__STORED DATA__.

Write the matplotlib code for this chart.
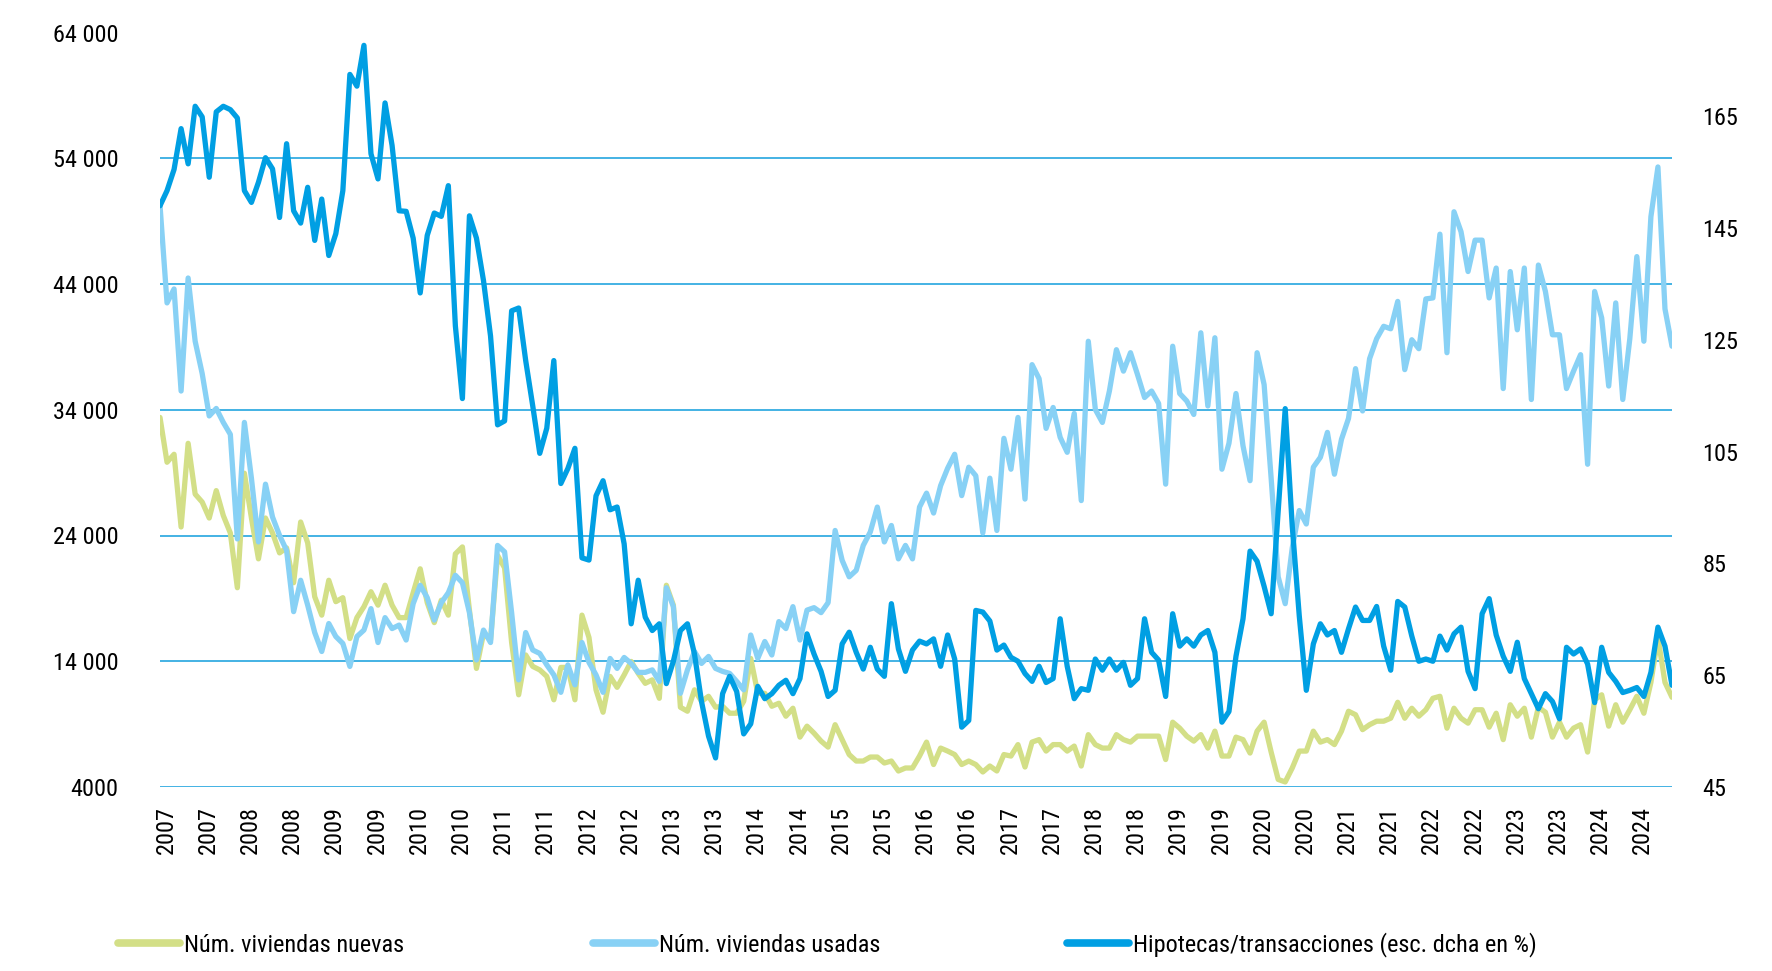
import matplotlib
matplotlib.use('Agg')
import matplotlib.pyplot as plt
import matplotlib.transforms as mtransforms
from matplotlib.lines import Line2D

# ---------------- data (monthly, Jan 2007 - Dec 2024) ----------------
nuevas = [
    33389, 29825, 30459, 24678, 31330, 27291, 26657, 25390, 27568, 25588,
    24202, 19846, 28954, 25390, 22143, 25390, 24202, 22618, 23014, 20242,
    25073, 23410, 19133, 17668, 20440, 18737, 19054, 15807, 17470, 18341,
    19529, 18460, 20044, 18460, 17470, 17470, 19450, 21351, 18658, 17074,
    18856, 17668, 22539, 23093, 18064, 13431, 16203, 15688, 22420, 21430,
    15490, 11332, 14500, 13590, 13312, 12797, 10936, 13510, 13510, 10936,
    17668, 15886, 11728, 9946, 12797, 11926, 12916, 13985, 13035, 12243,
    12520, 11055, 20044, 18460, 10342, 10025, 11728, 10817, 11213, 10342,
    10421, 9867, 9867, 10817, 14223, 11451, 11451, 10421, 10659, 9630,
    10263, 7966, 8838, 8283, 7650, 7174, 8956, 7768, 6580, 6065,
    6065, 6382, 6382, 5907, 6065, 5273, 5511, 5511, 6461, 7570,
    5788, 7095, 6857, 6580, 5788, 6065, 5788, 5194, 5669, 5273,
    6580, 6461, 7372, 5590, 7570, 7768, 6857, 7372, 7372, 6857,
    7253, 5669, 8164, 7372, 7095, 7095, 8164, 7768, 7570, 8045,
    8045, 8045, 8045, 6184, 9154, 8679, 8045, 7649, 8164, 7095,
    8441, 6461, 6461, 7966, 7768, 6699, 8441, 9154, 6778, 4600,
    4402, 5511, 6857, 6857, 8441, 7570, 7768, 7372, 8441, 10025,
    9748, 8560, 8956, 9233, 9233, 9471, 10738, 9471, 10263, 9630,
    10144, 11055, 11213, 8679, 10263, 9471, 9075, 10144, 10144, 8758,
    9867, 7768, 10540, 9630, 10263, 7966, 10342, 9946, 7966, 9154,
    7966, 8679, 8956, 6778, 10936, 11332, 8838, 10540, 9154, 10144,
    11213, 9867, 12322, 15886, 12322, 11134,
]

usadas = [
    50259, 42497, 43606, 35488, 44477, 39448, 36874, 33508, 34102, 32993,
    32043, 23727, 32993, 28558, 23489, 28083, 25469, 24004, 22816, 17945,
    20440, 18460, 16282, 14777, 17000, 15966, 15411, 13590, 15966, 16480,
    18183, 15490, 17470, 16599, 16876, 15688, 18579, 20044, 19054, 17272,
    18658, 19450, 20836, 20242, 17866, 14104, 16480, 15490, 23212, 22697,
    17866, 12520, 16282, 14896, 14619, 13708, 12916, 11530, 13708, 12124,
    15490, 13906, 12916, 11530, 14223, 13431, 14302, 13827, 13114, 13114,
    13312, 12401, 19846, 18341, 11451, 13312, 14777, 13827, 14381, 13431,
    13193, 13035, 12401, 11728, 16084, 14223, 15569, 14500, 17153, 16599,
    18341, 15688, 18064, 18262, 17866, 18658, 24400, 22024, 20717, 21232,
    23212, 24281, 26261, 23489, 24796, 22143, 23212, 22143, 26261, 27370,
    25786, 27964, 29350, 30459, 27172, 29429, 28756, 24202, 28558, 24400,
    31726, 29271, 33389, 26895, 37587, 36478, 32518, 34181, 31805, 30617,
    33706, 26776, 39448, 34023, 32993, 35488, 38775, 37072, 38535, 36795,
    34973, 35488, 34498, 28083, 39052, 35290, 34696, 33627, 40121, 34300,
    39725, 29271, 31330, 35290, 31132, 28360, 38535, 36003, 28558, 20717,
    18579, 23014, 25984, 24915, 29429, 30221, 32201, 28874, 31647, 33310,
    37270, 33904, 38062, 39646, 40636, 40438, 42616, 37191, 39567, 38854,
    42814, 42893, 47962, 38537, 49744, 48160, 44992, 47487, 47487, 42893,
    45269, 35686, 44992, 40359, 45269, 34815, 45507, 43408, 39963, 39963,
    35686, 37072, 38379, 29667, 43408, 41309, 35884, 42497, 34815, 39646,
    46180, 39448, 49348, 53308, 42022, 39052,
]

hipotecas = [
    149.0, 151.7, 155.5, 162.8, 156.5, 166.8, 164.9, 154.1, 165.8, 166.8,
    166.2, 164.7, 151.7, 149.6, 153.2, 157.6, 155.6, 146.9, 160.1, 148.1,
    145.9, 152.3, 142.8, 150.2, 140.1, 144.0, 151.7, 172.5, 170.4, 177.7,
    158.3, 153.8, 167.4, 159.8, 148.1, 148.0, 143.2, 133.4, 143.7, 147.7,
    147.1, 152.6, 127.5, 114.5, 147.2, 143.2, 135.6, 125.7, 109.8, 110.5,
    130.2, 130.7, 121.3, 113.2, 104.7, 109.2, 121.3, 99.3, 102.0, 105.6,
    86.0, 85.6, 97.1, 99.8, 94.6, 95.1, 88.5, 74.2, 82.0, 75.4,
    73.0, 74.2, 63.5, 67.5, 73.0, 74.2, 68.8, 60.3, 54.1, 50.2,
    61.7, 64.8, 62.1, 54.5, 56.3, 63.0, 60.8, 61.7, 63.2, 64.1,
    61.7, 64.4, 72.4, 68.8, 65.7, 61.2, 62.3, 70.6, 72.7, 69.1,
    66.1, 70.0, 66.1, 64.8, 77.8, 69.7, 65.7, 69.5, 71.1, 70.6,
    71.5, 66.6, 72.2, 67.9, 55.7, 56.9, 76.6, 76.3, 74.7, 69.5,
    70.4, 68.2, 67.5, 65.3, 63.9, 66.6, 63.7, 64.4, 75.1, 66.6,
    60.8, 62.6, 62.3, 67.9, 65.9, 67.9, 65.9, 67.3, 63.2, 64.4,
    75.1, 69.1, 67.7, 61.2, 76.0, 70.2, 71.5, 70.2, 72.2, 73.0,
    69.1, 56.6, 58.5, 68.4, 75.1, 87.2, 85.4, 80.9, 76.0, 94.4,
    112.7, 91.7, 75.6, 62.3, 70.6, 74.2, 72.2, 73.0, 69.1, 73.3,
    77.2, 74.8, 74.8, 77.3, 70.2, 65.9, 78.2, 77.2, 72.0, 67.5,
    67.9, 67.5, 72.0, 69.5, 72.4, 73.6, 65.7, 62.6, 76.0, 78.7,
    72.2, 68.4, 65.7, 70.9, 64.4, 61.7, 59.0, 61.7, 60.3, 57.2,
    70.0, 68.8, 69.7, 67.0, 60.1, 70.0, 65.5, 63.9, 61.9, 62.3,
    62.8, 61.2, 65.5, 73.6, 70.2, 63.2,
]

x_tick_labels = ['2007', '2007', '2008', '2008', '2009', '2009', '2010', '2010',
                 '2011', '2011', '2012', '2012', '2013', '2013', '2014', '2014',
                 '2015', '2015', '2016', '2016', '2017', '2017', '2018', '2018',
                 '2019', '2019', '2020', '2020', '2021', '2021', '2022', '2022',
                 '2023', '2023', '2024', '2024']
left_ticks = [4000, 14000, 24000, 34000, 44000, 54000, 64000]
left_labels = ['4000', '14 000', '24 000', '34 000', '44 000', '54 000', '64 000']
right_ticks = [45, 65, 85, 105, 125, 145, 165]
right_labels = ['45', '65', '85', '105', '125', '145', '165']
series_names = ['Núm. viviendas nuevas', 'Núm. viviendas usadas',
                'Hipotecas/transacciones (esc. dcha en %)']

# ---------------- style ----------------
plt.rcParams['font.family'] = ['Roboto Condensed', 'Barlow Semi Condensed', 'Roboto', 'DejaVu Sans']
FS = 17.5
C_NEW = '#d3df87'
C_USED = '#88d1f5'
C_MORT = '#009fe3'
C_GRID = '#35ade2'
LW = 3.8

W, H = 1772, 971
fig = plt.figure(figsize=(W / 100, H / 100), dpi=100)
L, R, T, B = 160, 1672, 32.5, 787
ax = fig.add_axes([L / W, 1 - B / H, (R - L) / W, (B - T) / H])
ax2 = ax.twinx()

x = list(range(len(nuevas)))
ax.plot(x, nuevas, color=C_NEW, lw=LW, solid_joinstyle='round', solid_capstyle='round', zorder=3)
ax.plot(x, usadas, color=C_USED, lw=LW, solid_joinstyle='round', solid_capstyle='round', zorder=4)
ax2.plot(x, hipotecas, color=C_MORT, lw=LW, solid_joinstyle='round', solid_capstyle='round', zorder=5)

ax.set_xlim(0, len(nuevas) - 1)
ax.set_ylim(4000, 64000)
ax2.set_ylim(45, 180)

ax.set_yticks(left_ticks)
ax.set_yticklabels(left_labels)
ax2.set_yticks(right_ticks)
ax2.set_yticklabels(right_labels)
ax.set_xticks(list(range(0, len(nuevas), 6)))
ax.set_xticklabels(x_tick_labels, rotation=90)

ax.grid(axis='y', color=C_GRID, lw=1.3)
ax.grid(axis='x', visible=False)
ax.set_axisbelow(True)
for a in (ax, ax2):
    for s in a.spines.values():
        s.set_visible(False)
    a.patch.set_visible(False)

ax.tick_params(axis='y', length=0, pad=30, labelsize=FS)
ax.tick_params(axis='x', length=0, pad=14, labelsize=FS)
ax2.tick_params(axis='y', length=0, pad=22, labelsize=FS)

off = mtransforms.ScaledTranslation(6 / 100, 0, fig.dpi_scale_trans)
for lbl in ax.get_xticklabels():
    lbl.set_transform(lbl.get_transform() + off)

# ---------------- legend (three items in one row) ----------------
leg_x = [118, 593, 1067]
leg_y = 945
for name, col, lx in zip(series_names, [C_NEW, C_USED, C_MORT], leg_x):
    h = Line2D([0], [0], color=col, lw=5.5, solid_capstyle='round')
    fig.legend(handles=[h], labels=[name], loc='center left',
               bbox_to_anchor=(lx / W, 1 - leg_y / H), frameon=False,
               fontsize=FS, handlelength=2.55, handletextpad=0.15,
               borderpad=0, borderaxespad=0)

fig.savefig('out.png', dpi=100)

__AIM__. Pictures excluded, repeat exactly the lines from the top of the material through the line with "from matplotlib.lines import Line2D", including both of those lines.

__TASK RESULT__.
Write the matplotlib code for this chart.
import matplotlib
matplotlib.use('Agg')
import matplotlib.pyplot as plt
import matplotlib.transforms as mtransforms
from matplotlib.lines import Line2D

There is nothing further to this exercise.